4 of 104 comments (clear)

  1. Why stop (or start) here? by rickb928 · · Score: 5, Interesting

    The FTC could shut down virtually the entire retail furniture market. Instantly.

    And that's not the only industry to examine in this manner. C'mon, man.

    --
    deleting the extra space after periods so i can stay relevant, yeah.
  2. Re:Flat out something by xxxJonBoyxxx · · Score: 3, Interesting

    >> Some countries with actual consumer protection requires "before" prices to be a price that had multiple actual sales to unaffiliated entities, not just what it was announced at or sold internally at.

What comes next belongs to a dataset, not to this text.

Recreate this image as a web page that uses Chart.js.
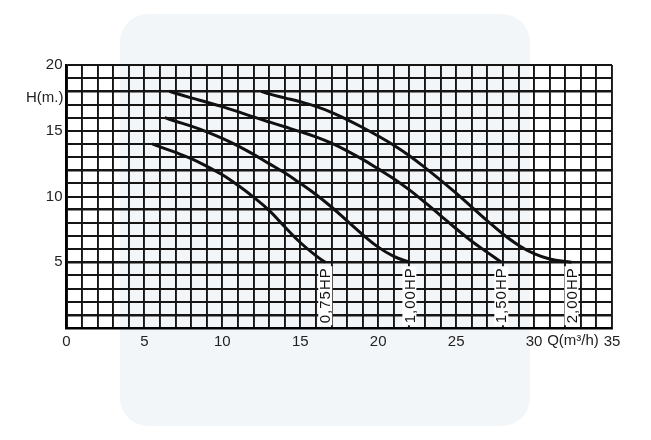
<!DOCTYPE html>
<html><head><meta charset="utf-8">
<script src="https://cdn.jsdelivr.net/npm/chart.js@4"></script>
<style>
html,body{margin:0;padding:0;background:#fff;}
#wrap{position:relative;width:651px;height:440px;overflow:hidden;}
#wm{position:absolute;left:120px;top:14px;width:410px;height:412px;border-radius:28px;background:#f3f6f9;}
canvas{position:absolute;left:0;top:0;}
</style>
</head><body>
<div id="wrap"><div id="wm"></div><canvas id="c" width="651" height="440"></canvas></div>
<script>
const seriesNames = ['0,75HP', '1,00HP', '1,50HP', '2,00HP'];

const q075 = [5.5, 6, 7, 8, 9, 10, 11, 12, 13, 14, 15, 16, 16.6];
const h075 = [14, 13.78, 13.35, 12.88, 12.3, 11.65, 10.85, 9.95, 8.95, 7.7, 6.5, 5.5, 5.0];

const q100 = [6.3, 7, 8, 9, 10, 11, 12, 13, 14, 15, 16, 17, 18, 19, 20, 21, 22];
const h100 = [16, 15.72, 15.35, 14.92, 14.42, 13.85, 13.2, 12.5, 11.8, 11.0, 10.15, 9.2, 8.15, 7.1, 6.15, 5.45, 5.0];

const q150 = [6.6, 7, 8, 9, 10, 11, 12, 13, 14, 15, 16, 17, 18, 19, 20, 21, 22, 23, 24, 25, 26, 27, 27.9];
const h150 = [18, 17.85, 17.5, 17.17, 16.83, 16.45, 16.05, 15.67, 15.3, 14.93, 14.53, 14.05, 13.47, 12.82, 12.1, 11.35, 10.5, 9.55, 8.55, 7.55, 6.6, 5.75, 5.0];

const q200 = [12.5, 13, 14, 15, 16, 17, 18, 19, 20, 21, 22, 23, 24, 25, 26, 27, 28, 29, 30, 31, 32.4];
const h200 = [18, 17.8, 17.5, 17.2, 16.85, 16.4, 15.85, 15.25, 14.6, 13.9, 13.1, 12.2, 11.25, 10.25, 9.2, 8.15, 7.15, 6.3, 5.65, 5.25, 5.0];

const xTickLabels = [0, 5, 10, 15, 20, 25, 30, 35];
const yTickLabels = [5, 10, 15, 20];
const xAxisTitle = 'Q(m\u00B3/h)';
const yAxisTitle = 'H(m.)';

const FONT = '"Liberation Sans", Arial, sans-serif';

function pts(xs, ys) { return xs.map((x, i) => ({ x: x, y: ys[i] })); }

const seriesData = [pts(q075, h075), pts(q100, h100), pts(q150, h150), pts(q200, h200)];

const labelPlugin = {
  id: 'labels',
  afterDatasetsDraw(chart) {
    const ctx = chart.ctx;
    const xs = chart.scales.x, ys = chart.scales.y;
    ctx.save();
    ctx.font = '15px ' + FONT;
    if ('letterSpacing' in ctx) ctx.letterSpacing = '1px';
    chart.data.datasets.forEach((ds, i) => {
      const last = ds.data[ds.data.length - 1];
      const px = xs.getPixelForValue(last.x);
      const py = ys.getPixelForValue(last.y) + 5;
      const w = ctx.measureText(seriesNames[i]).width;
      ctx.save();
      ctx.translate(px, py);
      ctx.rotate(-Math.PI / 2);
      ctx.fillStyle = '#fff';
      ctx.fillRect(-w - 2, -7, w + 3, 14);
      ctx.fillStyle = '#111';
      ctx.textAlign = 'right';
      ctx.textBaseline = 'middle';
      ctx.fillText(seriesNames[i], 0, 1);
      ctx.restore();
    });
    if ('letterSpacing' in ctx) ctx.letterSpacing = '0px';
    ctx.fillStyle = '#222';
    ctx.font = '15px ' + FONT;
    ctx.textAlign = 'right';
    ctx.textBaseline = 'middle';
    ctx.fillText(yAxisTitle, chart.chartArea.left - 3, ys.getPixelForValue(17.5));
    ctx.textAlign = 'center';
    ctx.textBaseline = 'top';
    ctx.fillText(xAxisTitle, xs.getPixelForValue(32.5), chart.chartArea.bottom + 5);
    ctx.restore();
  }
};

new Chart(document.getElementById('c'), {
  type: 'line',
  data: {
    datasets: seriesData.map((d, i) => ({
      label: seriesNames[i],
      data: d,
      borderColor: '#111',
      borderWidth: 3,
      pointRadius: 0,
      fill: false,
      tension: 0.4
    }))
  },
  options: {
    responsive: false,
    animation: false,
    layout: { padding: { top: 65, right: 39, left: 0, bottom: 0 } },
    plugins: { legend: { display: false }, tooltip: { enabled: false } },
    scales: {
      x: {
        type: 'linear', min: 0, max: 35,
        afterFit(s) { s.height = 112; },
        ticks: {
          stepSize: 1, autoSkip: false, maxRotation: 0, padding: 5,
          color: '#222', font: { size: 15, family: FONT },
          callback: v => xTickLabels.includes(v) ? String(v) : ''
        },
        grid: { color: '#151515', lineWidth: 1.9, drawTicks: false },
        border: { color: '#000', width: 2.5 }
      },
      y: {
        type: 'linear', min: 0, max: 20,
        afterFit(s) { s.width = 66.5; },
        ticks: {
          stepSize: 1, autoSkip: false, padding: 4,
          color: '#222', font: { size: 15, family: FONT },
          callback: v => yTickLabels.includes(v) ? String(v) : ''
        },
        grid: {
          color: '#151515', drawTicks: false,
          lineWidth: c => [18, 12, 9, 5, 1].includes(c.tick && c.tick.value) ? 2.6 : 1.9
        },
        border: { color: '#000', width: 2.5 }
      }
    }
  },
  plugins: [labelPlugin]
});
</script>
</body></html>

    This is also the case in some US states. For example, Los Angeles has figured out how to use California law on advertised discounts to chase down major retailers:
    http://www.latimes.com/business/la-fi-retailers-lawsuit-20161207-story.html

    Given this announcement from FTC, I have to wonder if the 2016 round of unlawful discount litigation was just the preseason; now everything's in place for attorneys to tap directly into Amazon's revenue stream.

  3. Re:Amazon Prime by beelsebob · · Score: 4, Interesting

    At least they're not quite as blatant as Walmart, who advertise free shipping, but offer you a $5 discount if you pick it up yourself.

  4. Re:They do what every other retail store does... by Anonymous Coward · · Score: 2, Interesting

    you ain't shitting any. the local grocery store chain does this in spades... ridiculous high "regular prices" published in ads that are way higher than the actual "shelf price" ever was... and when they do follow the "letter of the law", they mark up items, waaaay up, the week before a % off sale which ends up being close (and sometimes even still higher) to what the old shelf price was. fucking crooks, the whole lot of them. one thing is for certain, those bastards will never violate our state's minimum markup law (3-6 percent depending on sourcing.. wholesale or direct). their shenanigans allows walmart to price higher locally, too, and maintain a smaller selection than the store 30 miles away. ready for amazon to take over since we're too small a market to actually get brick-and-mortar competition.